Valencia is becoming increasingly recognised as a must-visit destination. Once overshadowed by tourist favourites Barcelona and Madrid, this mediterranean coastal city is making a name for itself. It is easy to see why; Valencia is home to a thriving gastronomy scene, an interesting blend of classic and avant-garde architectural styles and a spectacular beachfront.
City of Arts and Sciences
The City of Arts and Sciences is arguably Valencia’s best asset. The seven-structure modern complex is the brainchild of architect Santiago Calatrava. The Valencian-born architect has built all over the world and is recognised for his avant-garde, futuristic designs. Inspired by animal anatomy, his structures often mimic animal skeletons. The City of Arts and Sciences is his largest work and is a microcosm within Valencia’s 9-kilometre city park, the Turia Gardens. Surrounded by pools of water, the City of Arts and Sciences is as tranquil as it is awe-inspiring. The complex is multi-purpose, encompassing an IMAX cinema, science museum, aquarium, opera house and even an open-air nightclub! However, the most astonishing thing is the architecture itself. Learn more about the stories behind the buildings on TripAdvisor’s top-rated activity: a guided tour followed by a rooftop tapas dinner and wine-tasting. On these small-group experiences, guided tour and experiences operator Sea Saffron has put together their top tips on exploring the City of Arts and Sciences before viewing it from the highest viewpoint of the city complete with panoramic views of Valencia!
A Rich History
One of the most unique things about Valencia is the contrast of architectural styles.
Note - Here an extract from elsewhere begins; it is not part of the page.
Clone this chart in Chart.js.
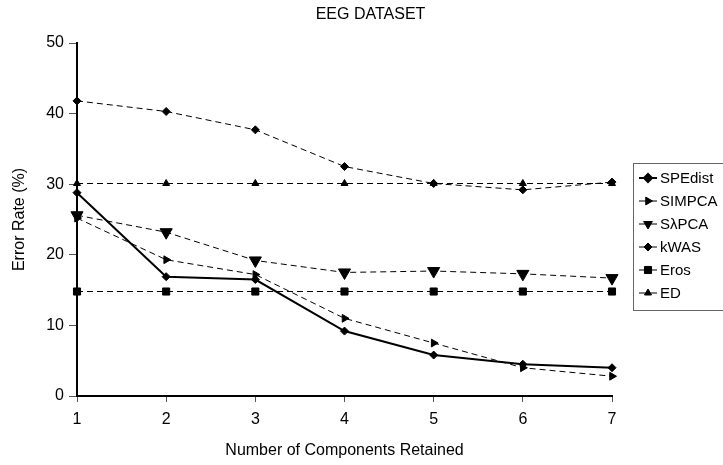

The historic centre dates back to the 11th Century but in the narrow streets you can find remnants of Baroque, Gothic, and even some Moorish architecture. The centrepiece of the Old Town is the Cathedral of Valencia, said to be the home of the Holy Grail! The silk exchange building, known as the Lonja, is recognised as a UNESCO World Heritage Site due to its beautiful Gothic interiors and historical importance. Silk was formerly the main industry of Valencia, making it a booming commercial city in the 15th and 16th centuries. One of the lesser-known gems of Valencia’s Old Town is the Church of San Nicolas. This church was restored in recent years, unveiling ceilings adorned with stunning frescoes leading to its reputation as the “Sistine Chapel of Valencia”. Learn about this landmark, and the rest of the Old Town before a unique dining experience set amongst the original 11th Century city walls. This is a truly immersive experience culminating in a tasting menu of traditional valencian tapas and regional wines.
Valencia is a foodie heaven. The birthplace of paella, Valencia has cultivated rice since 711BC. Therefore, no trip to Valencia is complete without trying traditional paella valenciana. The traditional recipe is made with chicken, rabbit, green beans and butter beans, sometimes with a special addition of snails or artichokes. As well as paella, you can find many traditional and fusion tapas bars and restaurants across the city. You are never a stone’s throw away from something delicious. Valencia is the proud owner of Europe’s largest food market, Mercado Central. This impressive art-nouveau building hosts hundreds of vendors with everything from fresh fruit and vegetables and confectionery, to even live eels! Nestled in the aisles is the trendy Central Bar, the tapas bar of Valencian Michelin-star chef Ricard Camarena. The city of Valencia now boasts 5 restaurants with Michelin stars, as well as 21 Michelin-starred restaurants across the wider Valencian region.
Sunshine and Beaches
Sun-seekers will be pleased to know that Valencia is situated right on the Mediterranean coast. Playa Malvarrosa, the beach closest to the city centre, stretches for 1800 metres and is the perfect place to relax and unwind. Valencia is celebrated for its climate and has on average 300 sunny days per year. Foodies will be glad to know that the beach has many highly acclaimed paella restaurants. La Pepica, though touristy, is one of the most famous. It was frequented by Ernest Hemingway when he lived and wrote in Valencia and was also, historically, the restaurant of Kings. The marina of Valencia is also a good option for a relaxing afternoon; opt for a cocktail and watch the sunset over the beach.